The Internet has won the fight. SOPA and ACTA are both dead after having been eviscerated by the combined powers of the world coming together to fight for what they believe in - basic digital human rights. We can now rest easy knowing that the war has come to an end. Politicians would never think to bring them back, even under the guise of innocuous trade agreements and IP bills, right? Right?
Unfortunately, the war is not won and it's looking like the war will never end. SOPA and ACTA are both back in new forms that are even harder to kill than before. I can understand SOPA being back as it's been dead for a while, but are they really trying to push through ACTA right after it was defeated in the European Parliament? The answer is an astounding yes and the tactics that politicians are employing to regulate the Internet are pretty terrifying.
Does the return of SOPA and ACTA surprise you in the least? Will we ever end the war against Internet legislation? Let us know in the comments.
Let's start with the return of SOPA. It's important to point out now that SOPA is not returning in full just yet. I don't think that Rep. Lamar Smith would be foolish enough to propose SOPA again after such a big defeat in January. So what part of the bill is he trying to push through? The IP attaches part that expands the power of the U.S. copyright diplomats. These people, according to techdirt, go around the world forcing other countries to make their IP laws just as ruthless and unforgiving as they are in the West.
Well, that doesn't sound so bad. I mean, at least it doesn't affect the Internet in any major way. You forget that IP protection now affects the Internet in a very big way. The U.S. is pushing for some of the strongest regulations against online piracy with a six-strike rule to be implemented this month by major ISPs. By forcing foreign countries to follow these same draconian laws, it prevents us from being able to work together on a compromise that protects artists and the freedom that the Internet provides. The current plan only protects rights holders and the big wigs running the show.
As we reported on yesterday, the worst part about the new Intellectual Property Attache Act is that it expands the role of the IP attaches into their own agency. They are currently housed under the United States Patent and Trademark Office. Being let loose on their own with no oversight could have damaging implications in the fight for fair IP laws.
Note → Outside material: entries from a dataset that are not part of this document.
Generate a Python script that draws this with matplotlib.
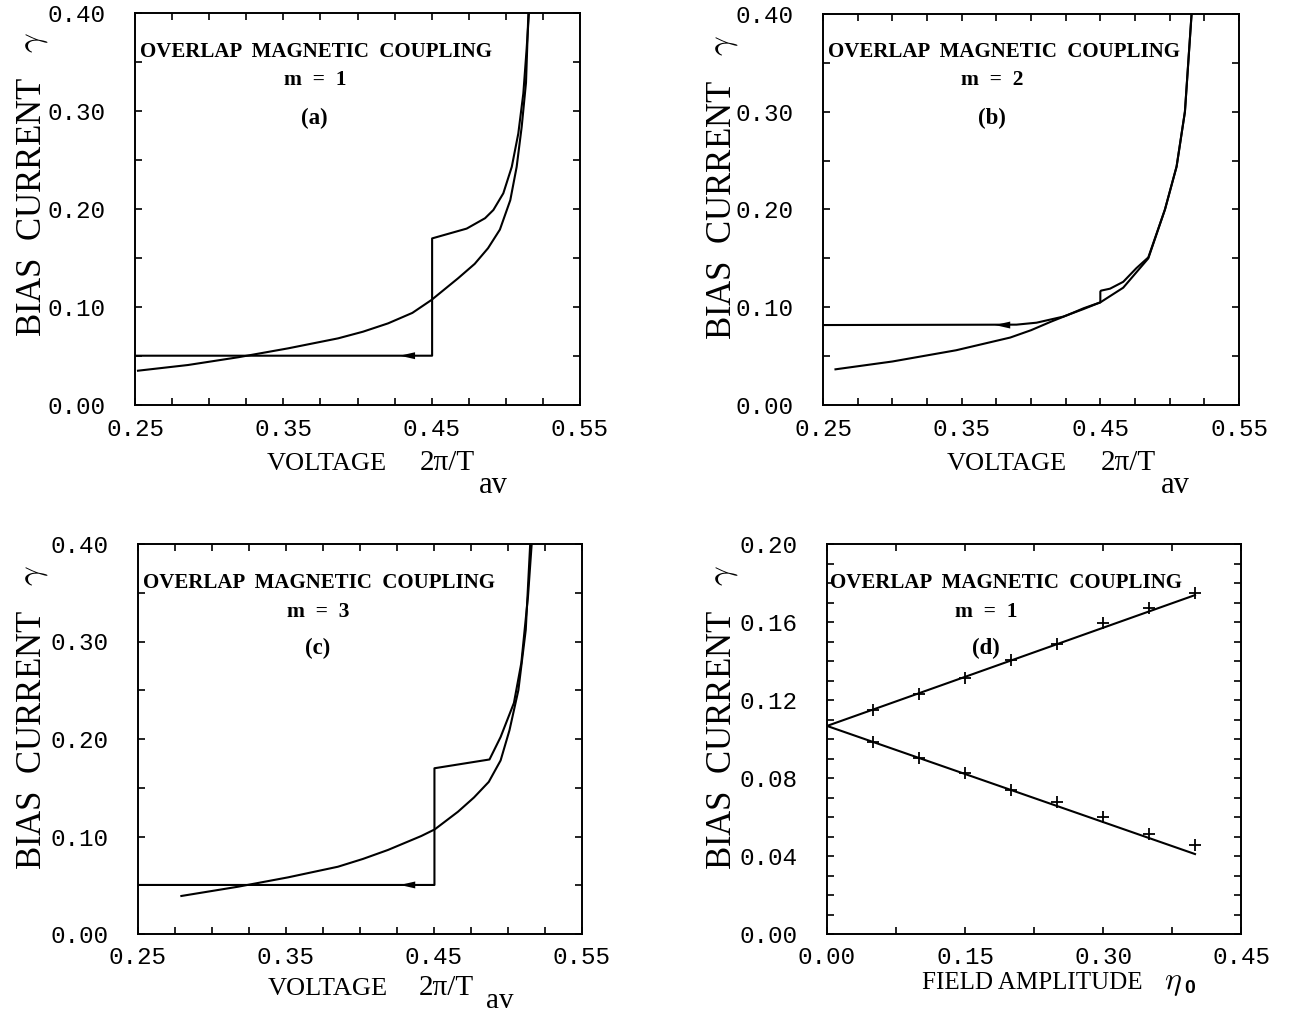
import matplotlib
matplotlib.use("Agg")
import matplotlib.pyplot as plt
from matplotlib.ticker import MultipleLocator

plt.rcParams['mathtext.fontset'] = 'cm'

# ---------------- data ----------------
# panel (a), m = 1
a_smooth_v = [0.252, 0.2857, 0.3195, 0.3532, 0.3869, 0.4037, 0.4206, 0.437, 0.4498, 0.4678,
              0.4790, 0.4880, 0.4960, 0.5030, 0.5073, 0.5107, 0.5136, 0.5152]
a_smooth_g = [0.035, 0.0408, 0.0487, 0.0578, 0.068, 0.0748, 0.0833, 0.0940, 0.1071, 0.1293,
              0.1440, 0.1600, 0.1790, 0.2090, 0.2430, 0.2840, 0.3290, 0.40]
a_step_v = [0.5156, 0.514, 0.5118, 0.5084, 0.504, 0.4983, 0.4916, 0.486, 0.4736, 0.4503, 0.4503, 0.25]
a_step_g = [0.40, 0.363, 0.318, 0.277, 0.243, 0.216, 0.199, 0.1906, 0.180, 0.170, 0.0503, 0.0503]
a_arrow = (0.4285, 0.0503)

# panel (b), m = 2
b_smooth_v = [0.259, 0.30, 0.346, 0.385, 0.400, 0.414, 0.426, 0.438, 0.45, 0.4665, 0.4846,
              0.4966, 0.505, 0.511, 0.5158]
b_smooth_g = [0.0365, 0.0445, 0.056, 0.069, 0.0765, 0.085, 0.0918, 0.099, 0.105, 0.120, 0.150,
              0.200, 0.244, 0.300, 0.40]
b_step_v = [0.5158, 0.511, 0.505, 0.4966, 0.4846, 0.476, 0.4665, 0.457, 0.4505, 0.45, 0.45,
            0.4376, 0.4232, 0.404, 0.3895, 0.25]
b_step_g = [0.40, 0.300, 0.244, 0.200, 0.151, 0.140, 0.126, 0.119, 0.117, 0.116, 0.105,
            0.098, 0.0904, 0.0842, 0.0822, 0.0818]
b_arrow = (0.374, 0.0818)

# panel (c), m = 3
c_smooth_v = [0.2793, 0.3176, 0.3514, 0.3851, 0.402, 0.4189, 0.4414, 0.4505, 0.4662, 0.477,
              0.487, 0.495, 0.501, 0.507, 0.512, 0.515]
c_smooth_g = [0.039, 0.0485, 0.0581, 0.069, 0.0770, 0.0862, 0.1005, 0.1073, 0.1254, 0.140,
              0.156, 0.178, 0.209, 0.250, 0.312, 0.40]
c_step_v = [0.516, 0.5135, 0.509, 0.504, 0.495, 0.4875, 0.4503, 0.4503, 0.25]
c_step_g = [0.40, 0.346, 0.278, 0.237, 0.202, 0.179, 0.170, 0.0503, 0.0503]
c_arrow = (0.427, 0.0503)

# panel (d)
eta = [0.05, 0.10, 0.15, 0.20, 0.25, 0.30, 0.35, 0.40]
d_upper = [0.1149, 0.1229, 0.1315, 0.1405, 0.1487, 0.1597, 0.1670, 0.1750]
d_lower = [0.0986, 0.0901, 0.0824, 0.0738, 0.0679, 0.0602, 0.0513, 0.0456]
fit_eta = [0.0, 0.40]
fit_upper = [0.1067, 0.1738]
fit_lower = [0.1067, 0.0410]

volt_ticks = [0.25, 0.35, 0.45, 0.55]
volt_ticklabels = ["0.25", "0.35", "0.45", "0.55"]
gam_ticks = [0.0, 0.1, 0.2, 0.3, 0.4]
gam_ticklabels = ["0.00", "0.10", "0.20", "0.30", "0.40"]
eta_ticks = [0.0, 0.15, 0.30, 0.45]
eta_ticklabels = ["0.00", "0.15", "0.30", "0.45"]
d_ticks = [0.0, 0.04, 0.08, 0.12, 0.16, 0.20]
d_ticklabels = ["0.00", "0.04", "0.08", "0.12", "0.16", "0.20"]

# ---------------- figure ----------------
W, H = 1310, 1017
fig = plt.figure(figsize=(W / 100, H / 100), dpi=100)

def px_axes(l, r, t, b):
    return fig.add_axes([l / W, 1 - b / H, (r - l) / W, (b - t) / H])

def fx(x):
    return x / W

def fy(y):
    return 1 - y / H

SERIF = 'Liberation Serif'
MONO = 'Liberation Mono'
LW = 1.5

def style(ax, xt, xtl, yt, ytl, xminor, yminor):
    ax.set_xticks(xt)
    ax.set_xticklabels(xtl, fontfamily=MONO, fontsize=17.5)
    ax.set_yticks(yt)
    ax.set_yticklabels(ytl, fontfamily=MONO, fontsize=17.5)
    ax.xaxis.set_minor_locator(MultipleLocator(xminor))
    ax.yaxis.set_minor_locator(MultipleLocator(yminor))
    ax.tick_params(which='both', direction='in', top=True, right=True, length=5, width=1.2)
    ax.tick_params(axis='x', which='major', pad=9)
    ax.tick_params(axis='y', which='major', pad=21)
    for s in ax.spines.values():
        s.set_linewidth(1.4)

def annot(ax, m, tag, xl, xc, ys):
    ax.text(xl, ys[0], "OVERLAP  MAGNETIC  COUPLING", transform=ax.transAxes,
            fontfamily=SERIF, fontweight='bold', fontsize=15, ha='left', va='center')
    ax.text(xc, ys[1], "m  =  %d" % m, transform=ax.transAxes,
            fontfamily=SERIF, fontweight='bold', fontsize=15.5, ha='center', va='center')
    ax.text(xc, ys[2], "(%s)" % tag, transform=ax.transAxes,
            fontfamily=SERIF, fontweight='bold', fontsize=16.5, ha='center', va='center')

def ylabel(xpx, ybot_px):
    fig.text(fx(xpx), fy(ybot_px), "BIAS  CURRENT   $\\gamma$", rotation=90,
             fontfamily=SERIF, fontsize=25, ha='center', va='bottom')

def arrow(ax, pt):
    ax.annotate('', xy=pt, xytext=(pt[0] + 0.012, pt[1]),
                arrowprops=dict(arrowstyle='-|>,head_length=1.1,head_width=0.25',
                                color='k', lw=0, shrinkA=0, shrinkB=0, mutation_scale=10))

# panel (a)
axa = px_axes(135, 580, 13, 405)
axa.plot(a_smooth_v, a_smooth_g, color='k', lw=LW)
axa.plot(a_step_v, a_step_g, color='k', lw=LW)
arrow(axa, a_arrow)
axa.set_xlim(0.25, 0.55); axa.set_ylim(0, 0.40)
style(axa, volt_ticks, volt_ticklabels, gam_ticks, gam_ticklabels, 0.025, 0.05)
annot(axa, 1, 'a', 0.011, 0.404, (0.900, 0.829, 0.732))

# panel (b)
axb = px_axes(823, 1239, 14, 405)
axb.plot(b_smooth_v, b_smooth_g, color='k', lw=LW)
axb.plot(b_step_v, b_step_g, color='k', lw=LW)
arrow(axb, b_arrow)
axb.set_xlim(0.25, 0.55); axb.set_ylim(0, 0.40)
style(axb, volt_ticks, volt_ticklabels, gam_ticks, gam_ticklabels, 0.025, 0.05)
annot(axb, 2, 'b', 0.012, 0.406, (0.903, 0.831, 0.734))

# panel (c)
axc = px_axes(138, 582, 544, 934)
axc.plot(c_smooth_v, c_smooth_g, color='k', lw=LW)
axc.plot(c_step_v, c_step_g, color='k', lw=LW)
arrow(axc, c_arrow)
axc.set_xlim(0.25, 0.55); axc.set_ylim(0, 0.40)
style(axc, volt_ticks, volt_ticklabels, gam_ticks, gam_ticklabels, 0.025, 0.05)
annot(axc, 3, 'c', 0.011, 0.405, (0.900, 0.826, 0.733))

# panel (d)
axd = px_axes(827, 1241, 544, 934)
axd.plot(fit_eta, fit_upper, color='k', lw=LW)
axd.plot(fit_eta, fit_lower, color='k', lw=LW)
axd.plot(eta, d_upper, ls='none', marker='+', ms=9, mew=1.3, color='k')
axd.plot(eta, d_lower, ls='none', marker='+', ms=9, mew=1.3, color='k')
axd.set_xlim(0, 0.45); axd.set_ylim(0, 0.20)
style(axd, eta_ticks, eta_ticklabels, d_ticks, d_ticklabels, 0.075, 0.01)
annot(axd, 1, 'd', 0.007, 0.384, (0.900, 0.826, 0.733))

# axis labels
ylabel(33, 337)
ylabel(722, 340)
ylabel(33, 870)
ylabel(722, 870)

for (xl, x2, bl, avx, avb, avs) in [(267, 420, 470, 479, 493, 22), (947, 1101, 470, 1161, 493, 22),
                                    (268, 419, 995, 486, 1008, 21)]:
    fig.text(fx(xl), fy(bl), "VOLTAGE", fontfamily=SERIF, fontsize=19,
             ha='left', va='baseline')
    fig.text(fx(x2), fy(bl), "2\u03c0/T", fontfamily=SERIF, fontsize=21,
             ha='left', va='baseline')
    fig.text(fx(avx), fy(avb), "av", fontfamily=SERIF, fontsize=avs,
             ha='left', va='baseline')

fig.text(fx(922), fy(989), "FIELD AMPLITUDE", fontfamily=SERIF,
         fontsize=18, ha='left', va='baseline')
fig.text(fx(1164), fy(989), "$\\eta$", fontsize=23, ha='left', va='baseline')
fig.text(fx(1184), fy(993), "0", fontfamily='Liberation Sans', fontweight='bold',
         fontsize=14, ha='left', va='baseline')

fig.savefig("out.png", dpi=100)
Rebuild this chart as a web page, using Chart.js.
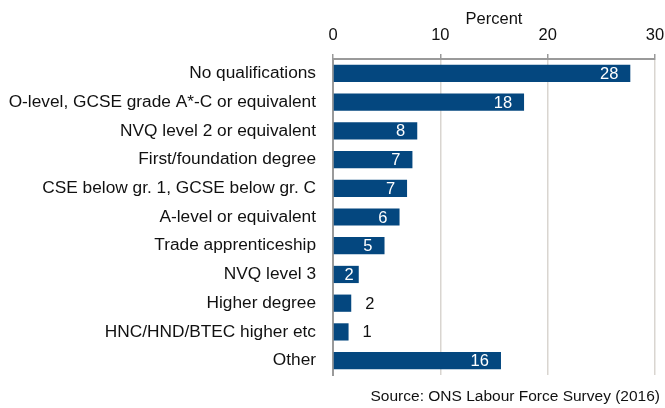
<!DOCTYPE html>
<html lang="en">

<head>
    <meta charset="UTF-8">
    <title>Qualifications</title>
    <style>
        html, body {
            margin: 0;
            padding: 0;
            background: #fff;
        }

        .chart-container {
            position: relative;
            width: 665px;
            height: 408px;
        }
    </style>
</head>

<body>
    <div class="chart-container">
        <canvas id="qualChart"></canvas>
    </div>
    <script src="https://cdn.jsdelivr.net/npm/chart.js"></script>
    <script>
        // 类别和数值
        const categories = [
            'No qualifications',
            'O-level, GCSE grade A*-C or equivalent',
            'NVQ level 2 or equivalent',
            'First/foundation degree',
            'CSE below gr. 1, GCSE below gr. C',
            'A-level or equivalent',
            'Trade apprenticeship',
            'NVQ level 3',
            'Higher degree',
            'HNC/HND/BTEC higher etc',
            'Other'
        ];
        const percentValues = [27.7, 17.8, 7.85, 7.4, 6.9, 6.2, 4.8, 2.4, 1.7, 1.45, 15.65];
        const xTicks = [0, 10, 20, 30];
        const sourceText = 'Source: ONS Labour Force Survey (2016)';

        const fontFamily = "'Liberation Sans', Arial, Helvetica, sans-serif";
        Chart.defaults.font.family = fontFamily;
        Chart.defaults.color = '#111';

        // 数值标签
        const valueLabels = {
            id: 'valueLabels',
            afterDatasetsDraw(chart) {
                const ctx = chart.ctx;
                const meta = chart.getDatasetMeta(0);
                ctx.save();
                ctx.font = '16.5px ' + fontFamily;
                ctx.textBaseline = 'middle';
                meta.data.forEach((bar, i) => {
                    const label = String(Math.round(percentValues[i]));
                    const len = bar.x - bar.base;
                    if (len > 40) {
                        ctx.fillStyle = '#fff';
                        ctx.textAlign = 'right';
                        ctx.fillText(label, bar.x - 12, bar.y + 1);
                    } else if (len > 22) {
                        ctx.fillStyle = '#fff';
                        ctx.textAlign = 'right';
                        ctx.fillText(label, bar.x - 5, bar.y + 1);
                    } else {
                        ctx.fillStyle = '#111';
                        ctx.textAlign = 'left';
                        ctx.fillText(label, bar.x + 14, bar.y + 1);
                    }
                });
                ctx.restore();
            }
        };

        // 来源
        const sourceNote = {
            id: 'sourceNote',
            afterDraw(chart) {
                const ctx = chart.ctx;
                ctx.save();
                ctx.font = '15.5px ' + fontFamily;
                ctx.fillStyle = '#111';
                ctx.textAlign = 'right';
                ctx.textBaseline = 'middle';
                ctx.fillText(sourceText, 660, 397);
                ctx.restore();
            }
        };

        const ctx = document.getElementById('qualChart');
        new Chart(ctx, {
            type: 'bar',
            data: {
                labels: categories,
                datasets: [{
                    label: 'Percent',
                    data: percentValues,
                    backgroundColor: '#04477f',
                    barPercentage: 0.6,
                    categoryPercentage: 1.0
                }]
            },
            options: {
                indexAxis: 'y',
                responsive: true,
                maintainAspectRatio: false,
                animation: false,
                layout: {
                    padding: { top: 0, right: 0, bottom: 33, left: 0 }
                },
                plugins: {
                    legend: { display: false },
                    tooltip: { enabled: false }
                },
                scales: {
                    x: {
                        position: 'top',
                        min: 0,
                        max: 30,
                        afterBuildTicks(scale) {
                            scale.ticks = xTicks.map(v => ({ value: v }));
                        },
                        afterFit(scale) {
                            scale.height = 59;
                            scale.paddingLeft = 0;
                            scale.paddingRight = 10;
                        },
                        title: {
                            display: true,
                            text: 'Percent',
                            font: { size: 16.5 },
                            color: '#111',
                            padding: { top: 10, bottom: 0 }
                        },
                        ticks: {
                            font: { size: 16.5 },
                            color: '#111',
                            padding: 9,
                            maxRotation: 0
                        },
                        grid: {
                            color: '#d9d5d0',
                            lineWidth: 1.5,
                            tickLength: 5,
                            tickColor: '#9a9a9a'
                        },
                        border: {
                            color: '#9a9a9a',
                            width: 2
                        }
                    },
                    y: {
                        afterFit(scale) {
                            scale.width = 333;
                        },
                        ticks: {
                            font: { size: 17.3 },
                            color: '#111',
                            padding: 17
                        },
                        grid: {
                            display: false,
                            drawTicks: false
                        },
                        border: {
                            color: '#9a9a9a',
                            width: 2
                        }
                    }
                }
            },
            plugins: [valueLabels, sourceNote]
        });
    </script>
</body>

</html>
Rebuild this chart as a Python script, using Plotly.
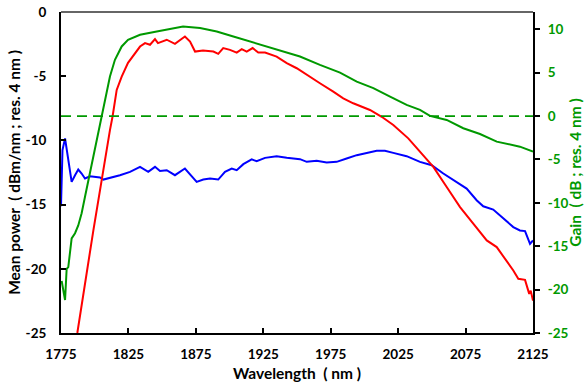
import plotly.graph_objects as go

# ---- data ----
red_nm = [1787.1, 1799.0, 1811.3, 1813.3, 1816.3, 1820.0, 1824.7, 1829.9, 1833.6, 1837.3, 1841.0, 1844.7,
          1846.9, 1853.4, 1859.5, 1866.9, 1870.7, 1874.4, 1880.3, 1888.0, 1891.6, 1895.3, 1900.3, 1905.3,
          1909.0, 1912.7, 1917.1, 1921.3, 1926.3, 1934.9, 1942.4, 1949.8, 1957.2, 1967.0, 1976.9, 1984.3,
          1991.7, 2004.1, 2012.8, 2021.4, 2032.5, 2041.2, 2051.1, 2061.0, 2070.9, 2080.7, 2090.7, 2098.1,
          2105.5, 2110.4, 2114.1, 2119.1, 2122.2, 2123.3, 2125.0]
red_power = [-25.0, -17.0, -9.2, -8.1, -6.07, -5.03, -3.96, -3.18, -2.69, -2.42, -2.55, -2.11,
             -2.42, -2.16, -2.48, -1.91, -2.30, -3.08, -3.0, -3.08, -3.26, -2.81, -2.95, -3.16,
             -2.89, -3.08, -2.81, -3.16, -3.16, -3.47, -3.98, -4.38, -4.90, -5.55, -6.20, -6.72,
             -7.11, -7.63, -8.16, -8.80, -9.84, -10.89, -12.06, -13.63, -15.19, -16.48, -17.79, -18.31,
             -19.35, -20.13, -20.78, -20.86, -21.95, -21.7, -22.48]

blue_nm = [1775.0, 1775.4, 1776.1, 1778.0, 1780.4, 1782.9, 1785.4, 1787.8, 1790.3, 1792.8, 1796.5, 1803.9,
           1806.4, 1811.3, 1818.7, 1826.2, 1833.6, 1839.7, 1844.7, 1848.4, 1853.4, 1859.5, 1866.9, 1875.6,
           1880.5, 1885.5, 1891.6, 1896.6, 1901.6, 1905.3, 1910.2, 1916.4, 1920.1, 1926.3, 1934.9, 1942.4,
           1952.2, 1957.2, 1964.6, 1972.0, 1979.4, 1986.8, 1994.3, 2009.1, 2015.2, 2021.4, 2031.3, 2041.2,
           2049.9, 2058.5, 2068.4, 2075.8, 2083.2, 2088.1, 2095.5, 2103.0, 2110.4, 2115.3, 2119.1, 2122.8,
           2125.0]
blue_power = [-15.13, -12.3, -10.76, -9.84, -11.67, -13.23, -12.71, -12.27, -12.58, -12.97, -12.79, -12.89,
              -13.05, -12.92, -12.71, -12.45, -12.06, -12.45, -12.06, -12.38, -12.32, -12.71, -12.19, -13.23,
              -13.05, -12.97, -13.05, -12.45, -12.19, -12.32, -11.85, -11.48, -11.62, -11.36, -11.23, -11.36,
              -11.46, -11.67, -11.59, -11.72, -11.67, -11.41, -11.15, -10.81, -10.81, -10.97, -11.23, -11.67,
              -11.93, -12.58, -13.23, -13.75, -14.66, -15.13, -15.39, -16.09, -16.75, -17.01, -17.06, -18.05,
              -17.79]

green_nm = [1775.5, 1778.0, 1779.2, 1780.4, 1782.9, 1785.4, 1787.8, 1790.3, 1792.8, 1796.5, 1801.5, 1805.2,
            1811.3, 1815.0, 1820.0, 1824.7, 1833.6, 1846.0, 1858.0, 1865.5, 1878.1, 1885.5, 1890.5, 1902.8,
            1915.1, 1927.5, 1939.8, 1952.2, 1967.0, 1976.9, 1981.9, 1994.3, 2006.6, 2019.0, 2031.3, 2041.2,
            2048.6, 2061.0, 2073.3, 2085.7, 2098.1, 2115.3, 2125.0]
green_gain = [-19.0, -21.2, -17.6, -17.4, -14.1, -13.5, -12.6, -11.2, -9.3, -6.56, -2.75, 0.02,
              4.56, 6.49, 8.03, 8.80, 9.38, 9.76, 10.15, 10.33, 10.15, 9.95, 9.76, 9.18,
              8.60, 8.03, 7.45, 6.87, 5.91, 5.33, 5.02, 3.98, 3.22, 2.25, 1.29, 0.72,
              0.02, -0.44, -1.40, -2.06, -2.94, -3.52, -4.10]

ref_nm = [1775, 2125]
ref_gain = [0, 0]

x_ticks = [1775, 1825, 1875, 1925, 1975, 2025, 2075, 2125]
y_ticks = [0, -5, -10, -15, -20, -25]
y_ticklabels = ["0", "-5", "-10", "-15", "-20", "-25"]
y2_ticks = [10, 5, 0, -5, -10, -15, -20, -25]
y2_ticklabels = ["10", "5", "0", "-5", "-10", "-15", "-20", "-25"]

GREEN = "#009900"
FONT = "Lato"
TICK = 13.5
TITLE = 15.5

fig = go.Figure()
fig.add_trace(go.Scatter(x=ref_nm, y=ref_gain, yaxis="y2", mode="lines",
                         line=dict(color=GREEN, width=1.8, dash="10px,6px"), showlegend=False))
fig.add_trace(go.Scatter(x=blue_nm, y=blue_power, mode="lines",
                         line=dict(color="#0000ff", width=2), showlegend=False))
fig.add_trace(go.Scatter(x=red_nm, y=red_power, mode="lines",
                         line=dict(color="#ff0000", width=2), showlegend=False))
fig.add_trace(go.Scatter(x=green_nm, y=green_gain, yaxis="y2", mode="lines",
                         line=dict(color=GREEN, width=2), showlegend=False))

fig.update_layout(
    width=584, height=387,
    margin=dict(l=61, r=51, t=12, b=54, autoexpand=False),
    paper_bgcolor="white", plot_bgcolor="white",
    font=dict(family=FONT, size=TICK, color="black", weight="bold"),
    xaxis=dict(range=[1775, 2125], tickvals=x_ticks, ticks="inside", ticklen=5, tickwidth=1.5,
               tickcolor="black", showline=True, linecolor="black", linewidth=2, showgrid=False,
               zeroline=False, ticklabelstandoff=8, automargin=False,
               title=dict(text="Wavelength  ( nm )", font=dict(size=TITLE, family=FONT, weight="bold"), standoff=7)),
    yaxis=dict(range=[-25, 0], tickvals=y_ticks, ticktext=y_ticklabels, ticks="inside", ticklen=5,
               tickwidth=1.5, tickcolor="black", showline=True, linecolor="black", linewidth=2,
               showgrid=False, zeroline=False, ticklabelstandoff=10, automargin=False,
               title=dict(text="Mean power  ( dBm/nm ; res. 4 nm )", font=dict(size=TITLE, family=FONT, weight="bold"), standoff=1)),
    yaxis2=dict(range=[-25, 12], overlaying="y", side="right", tickvals=y2_ticks, ticktext=y2_ticklabels,
                ticks="outside", ticklen=5, tickwidth=1.5, tickcolor="black", showline=True,
                linecolor="black", linewidth=2, showgrid=False, zeroline=False, automargin=False,
                tickfont=dict(color=GREEN, size=TICK, family=FONT, weight="bold"), ticklabelstandoff=5,
                title=dict(text="Gain  ( dB ; res. 4 nm )", font=dict(color=GREEN, size=TITLE, family=FONT, weight="bold"), standoff=9)),
    shapes=[dict(type="line", xref="paper", yref="paper", x0=0, x1=1, y0=1, y1=1,
                 line=dict(color="#333333", width=1.5))],
)

fig.write_html("out.html")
Another worrying factor is that Rep. Darrell Issa, opponent of SOPA, has signed on as a co-sponsor of the IP Attache Act. His spokesman told TechCrunch that he supports the bill because it protects American interests in foreign countries. He does, however, say that he will work to amend the bill before it goes before the committee to include protections like fair use. Whether he accomplishes that remains to be seen, but don't get too optimistic.
Does the IP Attaches Act sound like SOPA to you? Are people getting worried for no reason? Let us know in the comments.
SOPA being forced through the legislature is bad, but it's nowhere near as bad as the secret ACTA alternative that's currently being pushed through as another treaty. We were recently made aware of CETA (Canada-EU Trade Agreement) through a leak and it contains all the rotten parts of ACTA that we all thought were killed when the European Parliament voted it down.
Before ACTA died, EU Commissioner, Karel De Gucht, promised that the treaty would be passed one way or another. His main goal is to bring the treaty before the European Court of Justice to see if the treaty infringes upon any basic human rights protected by the European Union. De Gucht doesn't want to wait for a court ruling, so he's going to use Canada to get what he wants.
The tactic, according to Michael Geist, is that the EU will pass CETA with Canada and then claim that ACTA was perfectly acceptable the whole time. I mean, Canada likes the provisions that are in CETA and so why do you hate it? It's a clever tactic and one that might work. That's the scary part as all the worst parts of ACTA are present in CETA. Even if ACTA doesn't get brought up again, the EU and Canada would be bound by a treaty that contains all that nastiness.
Fortunately, the outcry against CETA has moved the European Commission to remove some of the more inflammatory parts of the bill. The provisions in CETA that would require ISPs to remove content and disclose subscriber's personal information have been removed according to a Tweet from the European Commission's John Clancy.
Unfortunately, those are just two of the numerous provisions from ACTA that are still in CETA. The fact that the EU or Canada will not release the current text of the bill is also a bad sign. It's been a trend to hide controversial or damaging bills until they're ready to pass, but leaks like this help the public to become aware of the issues at stake. Geist suggests that the EU reveal the current draft to allow input from the citizenry. I agree, but it would be even better if countries were left to their own devices on how best to approach IP laws instead of trying to create a universal standard that only works for the top of the chain.